Verbatim from the HP-UX 11 man page (italics by me):
fgets()
Reads characters from the stream into the array pointed
to by s, until n-1 characters are read, a new-line
character is read and transferred to s, or an end-of-
file condition is encountered. The string is then
terminated with a null character.
From the POSIX specs:
The fgets() function shall read bytes from stream into the array pointed to by s, until n-1 bytes are read, or a is read and transferred to s, or an end-of-file condition is encountered. The string is then terminated with a null byte.
Last not least from MSDN:
The fgets function reads a string from the input stream argument and stores it in str. fgets reads characters from the current stream position to and including the first newline character, to the end of the stream, or until the number of characters read is equal to n – 1, whichever comes first. The result stored in str is appended with a null character. The newline character, if read, is included in the string.
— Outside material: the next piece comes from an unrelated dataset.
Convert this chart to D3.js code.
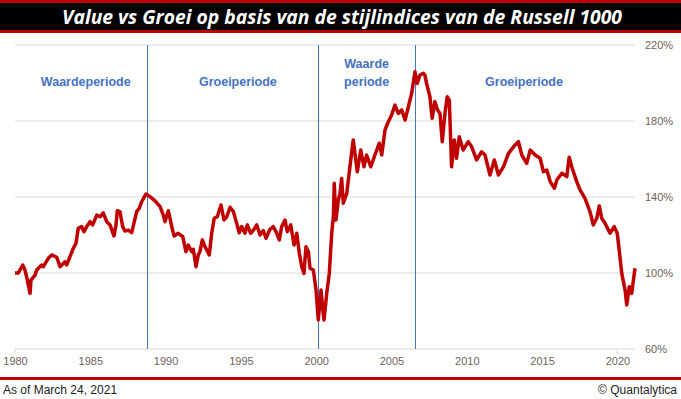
<!DOCTYPE html>
<html>
<meta charset="utf-8">
<head>
    <script src="https://d3js.org/d3.v7.min.js"></script>
    <style>
        body { margin: 0; background: white; }
        svg { display: block; }
    </style>
</head>
<body>
    <script>

        // ratio value / growth (Russell 1000), start 1980 = 100%
        var years = [1980.00, 1980.22, 1980.51, 1980.66, 1980.82, 1981.00, 1981.06, 1981.33, 1981.44, 1981.77,
            1981.88, 1982.21, 1982.44, 1982.77, 1982.99, 1983.32, 1983.43, 1983.65, 1983.87, 1984.05,
            1984.20, 1984.43, 1984.58, 1984.76, 1984.98, 1985.16, 1985.43, 1985.64, 1985.86, 1986.09,
            1986.31, 1986.57, 1986.71, 1986.79, 1986.97, 1987.15, 1987.30, 1987.52, 1987.75, 1987.90,
            1988.08, 1988.25, 1988.41, 1988.70, 1988.96, 1989.30, 1989.63, 1989.85, 1989.96, 1990.18,
            1990.41, 1990.56, 1990.84, 1991.14, 1991.35, 1991.51, 1991.73, 1991.84, 1992.02, 1992.17,
            1992.28, 1992.44, 1992.62, 1992.90, 1993.06, 1993.23, 1993.43, 1993.68, 1993.88, 1994.06,
            1994.28, 1994.50, 1994.72, 1994.89, 1995.05, 1995.27, 1995.42, 1995.65, 1995.87, 1996.05,
            1996.27, 1996.49, 1996.67, 1996.93, 1997.15, 1997.38, 1997.55, 1997.71, 1997.93, 1998.08,
            1998.31, 1998.53, 1998.71, 1998.88, 1999.04, 1999.19, 1999.32, 1999.48, 1999.59, 1999.81,
            1999.99, 2000.14, 2000.32, 2000.43, 2000.52, 2000.70, 2000.87, 2001.03, 2001.14, 2001.20,
            2001.31, 2001.47, 2001.58, 2001.69, 2001.80, 2002.03, 2002.24, 2002.46, 2002.73, 2002.96,
            2003.17, 2003.35, 2003.62, 2003.90, 2004.19, 2004.35, 2004.57, 2004.79, 2005.01, 2005.23,
            2005.45, 2005.68, 2005.90, 2006.12, 2006.34, 2006.56, 2006.71, 2006.89, 2007.11, 2007.22,
            2007.33, 2007.55, 2007.70, 2007.88, 2008.06, 2008.22, 2008.37, 2008.55, 2008.70, 2008.84,
            2008.99, 2009.17, 2009.32, 2009.50, 2009.76, 2010.10, 2010.32, 2010.65, 2010.98, 2011.21,
            2011.54, 2011.83, 2012.10, 2012.43, 2012.77, 2013.21, 2013.43, 2013.65, 2013.98, 2014.21,
            2014.54, 2014.87, 2015.09, 2015.31, 2015.54, 2015.82, 2015.98, 2016.31, 2016.64, 2016.80,
            2016.97, 2017.30, 2017.52, 2017.85, 2018.18, 2018.40, 2018.63, 2018.80, 2018.96, 2019.18,
            2019.51, 2019.79, 2019.99, 2020.17, 2020.29, 2020.51, 2020.62, 2020.79, 2020.95, 2021.17];

        var values = [100.0, 100.0, 104.2, 101.6, 96.3, 89.3, 96.3, 98.9, 101.6, 104.2,
            103.3, 107.7, 109.5, 108.3, 103.3, 105.9, 104.2, 108.6, 113.0, 115.6,
            123.5, 124.4, 121.7, 124.4, 127.0, 125.3, 130.5, 129.6, 131.7, 127.0,
            125.3, 119.5, 125.3, 132.8, 132.3, 124.4, 122.1, 122.6, 121.2, 126.2,
            132.3, 134.0, 137.5, 141.6, 140.2, 138.0, 134.9, 130.5, 127.0, 132.8,
            124.4, 119.5, 120.9, 119.1, 111.2, 114.7, 111.2, 112.5, 103.3, 109.5,
            111.2, 117.4, 113.8, 109.5, 120.9, 128.8, 129.6, 135.8, 127.9, 129.6,
            134.6, 132.3, 126.2, 121.2, 124.4, 120.9, 125.3, 120.9, 123.0, 125.3,
            120.0, 122.3, 118.3, 123.0, 124.4, 120.9, 117.4, 124.4, 127.9, 121.7,
            125.3, 114.7, 120.9, 110.4, 103.3, 99.8, 113.8, 111.2, 102.5, 101.6,
            91.1, 75.3, 91.1, 81.4, 75.3, 89.3, 99.8, 120.9, 129.6, 147.2,
            127.9, 138.4, 141.9, 149.8, 136.7, 141.9, 155.9, 170.0, 153.3, 164.7,
            155.9, 162.1, 155.9, 162.1, 168.3, 162.1, 175.3, 179.6, 183.2, 188.4,
            184.0, 185.8, 180.5, 187.5, 194.6, 205.9, 199.8, 204.2, 205.1, 204.2,
            199.8, 192.8, 181.4, 190.2, 185.8, 184.0, 169.1, 184.0, 192.8, 191.0,
            155.9, 170.0, 160.4, 171.7, 164.7, 169.1, 166.5, 159.5, 163.8, 162.1,
            151.6, 159.5, 151.6, 155.9, 163.0, 167.4, 169.1, 162.1, 157.7, 164.7,
            162.1, 160.4, 153.3, 154.2, 148.1, 144.6, 148.9, 152.5, 150.7, 160.9,
            155.9, 148.1, 143.7, 139.3, 132.3, 125.3, 128.8, 135.3, 128.8, 126.2,
            120.9, 124.4, 120.9, 108.6, 99.8, 91.1, 83.2, 92.8, 89.3, 102.5];

        var xTicks = [1980, 1985, 1990, 1995, 2000, 2005, 2010, 2015, 2020];
        var yTicks = [60, 100, 140, 180, 220];

        // regime boundaries
        var periodLines = [1988.77, 2000.1, 2006.58];
        var periodLabels = [
            {year: 1984.7, lines: ["Waardeperiode"]},
            {year: 1994.8, lines: ["Groeiperiode"]},
            {year: 2003.35, lines: ["Waarde", "periode"]},
            {year: 2013.8, lines: ["Groeiperiode"]}
        ];

        var width = 681,
            height = 399;

        var svg = d3.select("body").append("svg")
            .attr("width", width)
            .attr("height", height);

        var x = d3.scaleLinear()
            .domain([1980, 2021.17])
            .range([15, 635]);

        var y = d3.scaleLinear()
            .domain([60, 220])
            .range([349, 45]);

        // title bar
        svg.append("rect")
            .attr("x", 0).attr("y", 0)
            .attr("width", width).attr("height", 33)
            .attr("fill", "#c00000");
        svg.append("rect")
            .attr("x", 0).attr("y", 3)
            .attr("width", width).attr("height", 27)
            .attr("fill", "#000");
        svg.append("text")
            .attr("x", 342).attr("y", 24)
            .attr("text-anchor", "middle")
            .attr("textLength", 560)
            .attr("lengthAdjust", "spacingAndGlyphs")
            .style("font-family", "'Open Sans', sans-serif")
            .style("font-weight", "bold")
            .style("font-style", "italic")
            .style("font-size", "20px")
            .attr("fill", "white")
            .text("Value vs Groei op basis van de stijlindices van de Russell 1000");

        // grid
        svg.append("g").selectAll("line")
            .data(yTicks)
            .enter()
            .append("line")
            .attr("x1", 15).attr("x2", 635)
            .attr("y1", d => y(d)).attr("y2", d => y(d))
            .attr("stroke", "#d9d9d9")
            .attr("stroke-width", 1);

        // right axis labels
        var yAxis = d3.axisRight(y)
            .tickValues(yTicks)
            .tickSize(0)
            .tickPadding(0)
            .tickFormat(d => d + "%");
        var gy = svg.append("g")
            .attr("transform", "translate(645,0)")
            .call(yAxis);
        gy.select(".domain").remove();
        gy.selectAll("text")
            .attr("fill", "#6e6259")
            .style("font-family", "'Liberation Sans', Arial, sans-serif")
            .style("font-size", "11px");

        // bottom axis
        var xAxis = d3.axisBottom(x)
            .tickValues(xTicks)
            .tickSize(0)
            .tickPadding(8)
            .tickFormat(d3.format("d"));
        var gx = svg.append("g")
            .attr("transform", "translate(0,349)")
            .call(xAxis);
        gx.select(".domain").remove();
        gx.selectAll("text")
            .attr("fill", "#6e6259")
            .style("font-family", "'Liberation Sans', Arial, sans-serif")
            .style("font-size", "11px");

        svg.append("g").selectAll("line")
            .data([1980, 2020])
            .enter()
            .append("line")
            .attr("x1", d => x(d)).attr("x2", d => x(d))
            .attr("y1", 349).attr("y2", 354)
            .attr("stroke", "#d9d9d9");

        // period lines
        svg.append("g").selectAll("line")
            .data(periodLines)
            .enter()
            .append("line")
            .attr("x1", d => Math.round(x(d)) + 0.5).attr("x2", d => Math.round(x(d)) + 0.5)
            .attr("y1", y(220)).attr("y2", y(60))
            .attr("stroke", "#4472c4")
            .attr("stroke-width", 1);

        var lab = svg.append("g").selectAll("text")
            .data(periodLabels)
            .enter()
            .append("text")
            .attr("text-anchor", "middle")
            .attr("fill", "#4472c4")
            .style("font-family", "'Liberation Sans', Arial, sans-serif")
            .style("font-weight", "bold")
            .style("font-size", "12.5px");
        lab.each(function(d) {
            var t = d3.select(this);
            var y0 = d.lines.length > 1 ? 68 : 86;
            d.lines.forEach(function(s, i) {
                t.append("tspan")
                    .attr("x", x(d.year))
                    .attr("y", y0 + i * 18)
                    .text(s);
            });
        });

        // the series
        var pts = years.map((yr, i) => [yr, values[i]]);
        var line = d3.line()
            .x(d => x(d[0]))
            .y(d => y(d[1]));
        svg.append("path")
            .datum(pts)
            .attr("d", line)
            .attr("fill", "none")
            .attr("stroke", "#c00000")
            .attr("stroke-width", 3.5)
            .attr("stroke-linejoin", "round");

        // footer
        svg.append("rect")
            .attr("x", 0).attr("y", 377)
            .attr("width", width).attr("height", 3)
            .attr("fill", "#c00000");
        svg.append("text")
            .attr("x", 3).attr("y", 394)
            .style("font-family", "'Liberation Sans', Arial, sans-serif")
            .style("font-size", "12px")
            .attr("fill", "#222")
            .text("As of March 24, 2021");
        svg.append("text")
            .attr("x", 677).attr("y", 394)
            .attr("text-anchor", "end")
            .style("font-family", "'Liberation Sans', Arial, sans-serif")
            .style("font-size", "12px")
            .attr("fill", "#222")
            .text("\u00a9 Quantalytica");

    </script>
</body>
</html>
Looking at the man page of fgets you can see :
"The newline, if any, is retained. If any characters are read and
there is no error, a `\0' character is appended to end the string"
(http://www.manpagez.com/man/3/fgets/)
From C standard draft (2010) n1547.pdf, 7.21.7.2.2:
The fgets function reads at most one less than the number of
characters specified by n from the stream pointed to by stream into
the array pointed to by s. No additional characters are read after a
new-line character (which is retained) or after end-of-file. A null
character is written immediately after the last character read into
the array.
I used fseek (moves a pointer in the file).
Program looked like (pseudo-code):
read string[default length value];
while string length == default length value
{
resize string;
move back to the line start with fseek;
read string;
}
To I used malloc and realloc to resize the string (which is a pointer).